Current perception models in autonomous driving heavily rely on large-scale labelled 3D data, which is both costly and time-consuming to annotate. This work proposes a solution to reduce the dependence on labelled 3D training data by leveraging pre-training on large-scale unlabeled outdoor LiDAR point clouds using masked autoencoders (MAE). While existing masked point autoencoding methods mainly focus on small-scale indoor point clouds or pillar-based large-scale outdoor LiDAR data, our approach introduces a new self-supervised masked occupancy pre-training method called Occupancy-MAE, specifically designed for voxel-based large-scale outdoor LiDAR point clouds. Occupancy-MAE takes advantage of the gradually sparse voxel occupancy structure of outdoor LiDAR point clouds and incorporates a range-aware random masking strategy and a pretext task of occupancy prediction. By randomly masking voxels based on their distance to the LiDAR and predicting the masked occupancy structure of the entire 3D surrounding scene, Occupancy-MAE encourages the extraction of high-level semantic information to reconstruct the masked voxel using only a small number of visible voxels. Extensive experiments demonstrate the effectiveness of Occupancy-MAE across several downstream tasks. For 3D object detection, Occupancy-MAE reduces the labelled data required for car detection on the KITTI dataset by half and improves small object detection by approximately 2% in AP on the Waymo dataset. For 3D semantic segmentation, Occupancy-MAE outperforms training from scratch by around 2% in mIoU. For multi-object tracking, Occupancy-MAE enhances training from scratch by approximately 1% in terms of AMOTA and AMOTP. Codes are publicly available at https://github.com/chaytonmin/Occupancy-MAE.

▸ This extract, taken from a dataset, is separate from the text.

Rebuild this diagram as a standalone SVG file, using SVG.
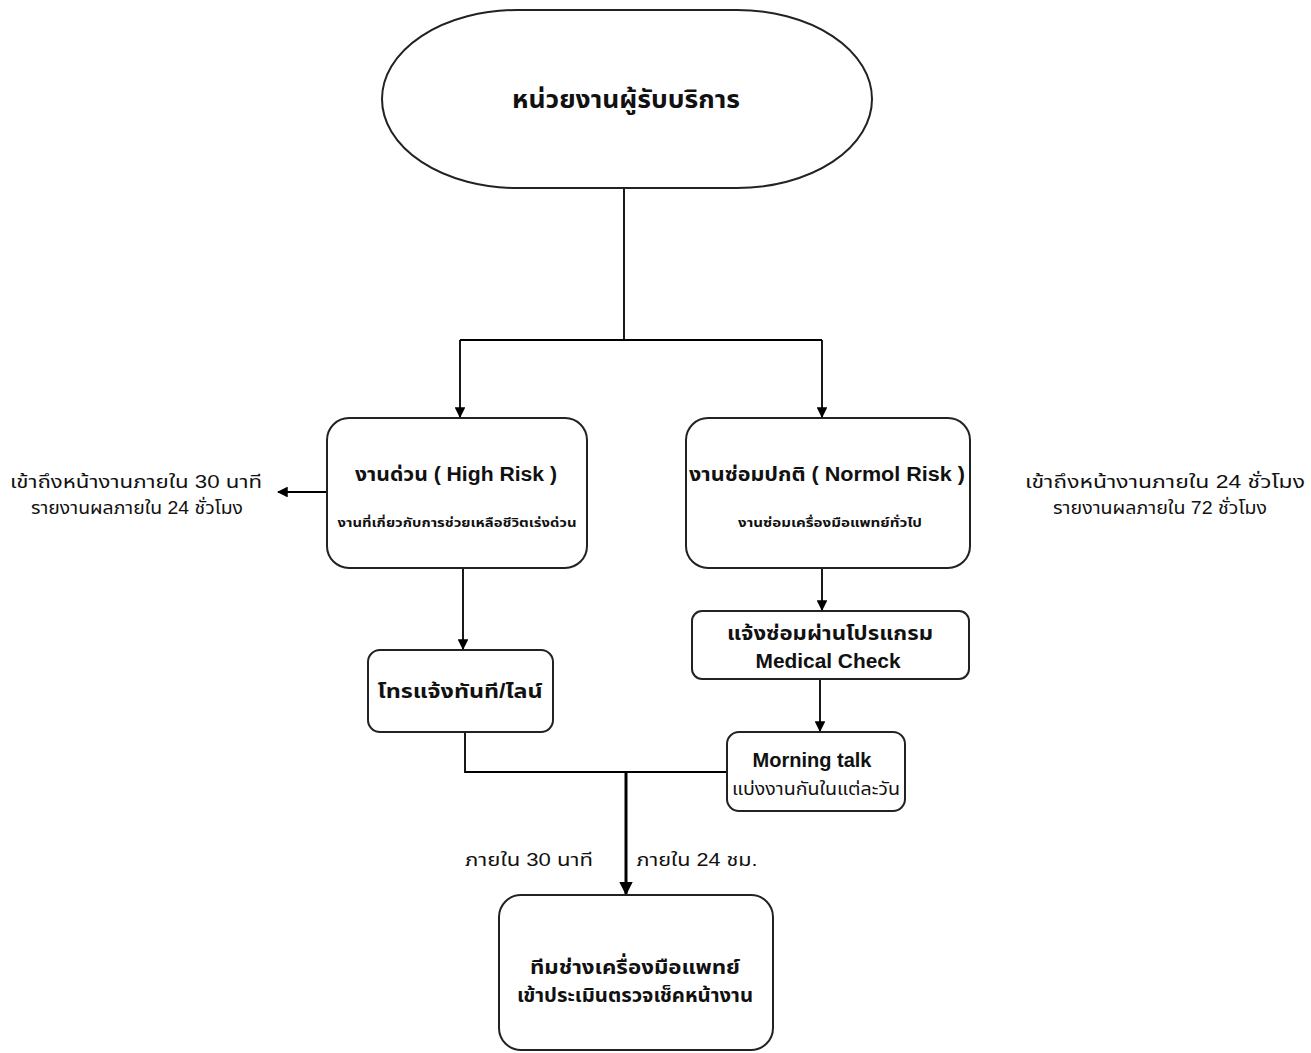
<svg xmlns="http://www.w3.org/2000/svg" width="1311" height="1053" viewBox="0 0 1311 1053">
<defs>
<marker id="ah" viewBox="0 0 10 10" refX="9" refY="5" markerWidth="6" markerHeight="6" orient="auto" markerUnits="strokeWidth">
<path d="M0,0 L10,5 L0,10 Z" fill="#000"/>
</marker>
<marker id="ah2" viewBox="0 0 10 10" refX="9" refY="5" markerWidth="4.5" markerHeight="4.5" orient="auto" markerUnits="strokeWidth">
<path d="M0,0 L10,5 L0,10 Z" fill="#000"/>
</marker>
</defs>
<style>
.box{fill:#fff;stroke:#222;stroke-width:2}
.t{font-family:"Liberation Sans","Noto Sans","Noto Sans Thai",sans-serif;fill:#111;text-anchor:middle}
.b{font-weight:bold}
.c{fill:none;stroke:#000;stroke-width:1.8}
.thick{stroke-width:3}
</style>
<rect width="1311" height="1053" fill="#fff"/>
<g id="connectors">
<polyline class="c" points="624,188 624,340"/>
<polyline class="c" points="460,340 822,340"/>
<line class="c" x1="460" y1="340" x2="460" y2="417" marker-end="url(#ah)"/>
<line class="c" x1="822" y1="340" x2="822" y2="417" marker-end="url(#ah)"/>
<line class="c" x1="327" y1="492" x2="278" y2="492" marker-end="url(#ah)"/>
<line class="c" x1="463" y1="568" x2="463" y2="649" marker-end="url(#ah)"/>
<line class="c" x1="822" y1="568" x2="822" y2="610" marker-end="url(#ah)"/>
<line class="c" x1="820" y1="679" x2="820" y2="731" marker-end="url(#ah)"/>
<polyline class="c" points="465,732 465,772 727,772"/>
<line class="c thick" x1="626" y1="772" x2="626" y2="894" marker-end="url(#ah2)"/>
</g>
<g id="n-top">
<rect class="box" x="382" y="10" width="490" height="178" rx="135" ry="89"/>
<text class="t b" x="626" y="108" font-size="25" textLength="228" lengthAdjust="spacingAndGlyphs">หน่วยงานผู้รับบริการ</text>
</g>
<g id="n-high">
<rect class="box" x="327" y="418" width="260" height="150" rx="22"/>
<text class="t b" x="456" y="481" font-size="20" textLength="202" lengthAdjust="spacingAndGlyphs">งานด่วน ( High Risk )</text>
<text class="t b" x="457" y="527" font-size="12" textLength="239" lengthAdjust="spacingAndGlyphs">งานที่เกี่ยวกับการช่วยเหลือชีวิตเร่งด่วน</text>
</g>
<g id="n-normal">
<rect class="box" x="686" y="418" width="284" height="150" rx="22"/>
<text class="t b" x="827" y="481" font-size="20" textLength="276" lengthAdjust="spacingAndGlyphs">งานซ่อมปกติ ( Normol Risk )</text>
<text class="t b" x="830" y="527" font-size="12" textLength="184" lengthAdjust="spacingAndGlyphs">งานซ่อมเครื่องมือแพทย์ทั่วไป</text>
</g>
<g id="lbl-left">
<text class="t" x="136" y="488" font-size="18" textLength="252" lengthAdjust="spacingAndGlyphs">เข้าถึงหน้างานภายใน 30 นาที</text>
<text class="t" x="137" y="514" font-size="18" textLength="212" lengthAdjust="spacingAndGlyphs">รายงานผลภายใน 24 ชั่วโมง</text>
</g>
<g id="lbl-right">
<text class="t" x="1165" y="488" font-size="18" textLength="280" lengthAdjust="spacingAndGlyphs">เข้าถึงหน้างานภายใน 24 ชั่วโมง</text>
<text class="t" x="1160" y="514" font-size="18" textLength="214" lengthAdjust="spacingAndGlyphs">รายงานผลภายใน 72 ชั่วโมง</text>
</g>
<g id="n-phone">
<rect class="box" x="368" y="650" width="185" height="82" rx="12"/>
<text class="t b" x="460" y="698" font-size="20" textLength="165" lengthAdjust="spacingAndGlyphs">โทรแจ้งทันที/ไลน์</text>
</g>
<g id="n-program">
<rect class="box" x="692" y="611" width="277" height="68" rx="10"/>
<text class="t b" x="830" y="640" font-size="20" textLength="206" lengthAdjust="spacingAndGlyphs">แจ้งซ่อมผ่านโปรแกรม</text>
<text class="t b" x="828" y="668" font-size="20" textLength="145" lengthAdjust="spacingAndGlyphs">Medical Check</text>
</g>
<g id="n-morning">
<rect class="box" x="727" y="732" width="178" height="79" rx="12"/>
<text class="t b" x="812" y="767" font-size="20">Morning talk</text>
<text class="t" x="816" y="795" font-size="18" textLength="168" lengthAdjust="spacingAndGlyphs">แบ่งงานกันในแต่ละวัน</text>
</g>
<g id="lbl-mid">
<text class="t" x="529" y="866" font-size="18" textLength="128" lengthAdjust="spacingAndGlyphs">ภายใน 30 นาที</text>
<text class="t" x="697" y="866" font-size="18" textLength="121" lengthAdjust="spacingAndGlyphs">ภายใน 24 ชม.</text>
</g>
<g id="n-team">
<rect class="box" x="499" y="895" width="274" height="155" rx="22"/>
<text class="t b" x="635" y="974" font-size="20" textLength="210" lengthAdjust="spacingAndGlyphs">ทีมช่างเครื่องมือแพทย์</text>
<text class="t b" x="635" y="1002" font-size="20" textLength="236" lengthAdjust="spacingAndGlyphs">เข้าประเมินตรวจเช็คหน้างาน</text>
</g>
</svg>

翻译：当前自动驾驶感知模型高度依赖大规模标注的三维数据，而标注此类数据成本高昂且耗时。本文提出一种解决方案，通过利用掩码自编码器在大规模无标注室外激光雷达点云上进行预训练，以降低对标注三维训练数据的依赖。现有掩码点云自编码方法主要聚焦于小规模室内点云或基于柱状体的大规模室外激光雷达数据，而本文提出一种名为Occupancy-MAE的新型自监督掩码占用预训练方法，专为基于体素的大规模室外激光雷达点云设计。Occupancy-MAE利用室外激光雷达点云中逐渐稀疏的体素占用结构，引入距离感知随机掩码策略以及占用预测前置任务。通过根据体素与激光雷达的距离随机掩码体素，并预测整个三维周围场景的掩码占用结构，Occupancy-MAE鼓励提取高层语义信息，仅利用少量可见体素即可重建被掩码体素。大量实验证明Occupancy-MAE在多个下游任务中的有效性。在三维目标检测任务中，Occupancy-MAE将KITTI数据集上汽车检测所需标注数据量减半，并在Waymo数据集上将小目标检测的平均精度提升约2%。在三维语义分割任务中，Occupancy-MAE相比从头训练在平均交并比上提升约2%。在多目标跟踪任务中，Occupancy-MAE相比从头训练在AMOTA和AMOTP指标上分别提升约1%。代码已开源：https://github.com/chaytonmin/Occupancy-MAE。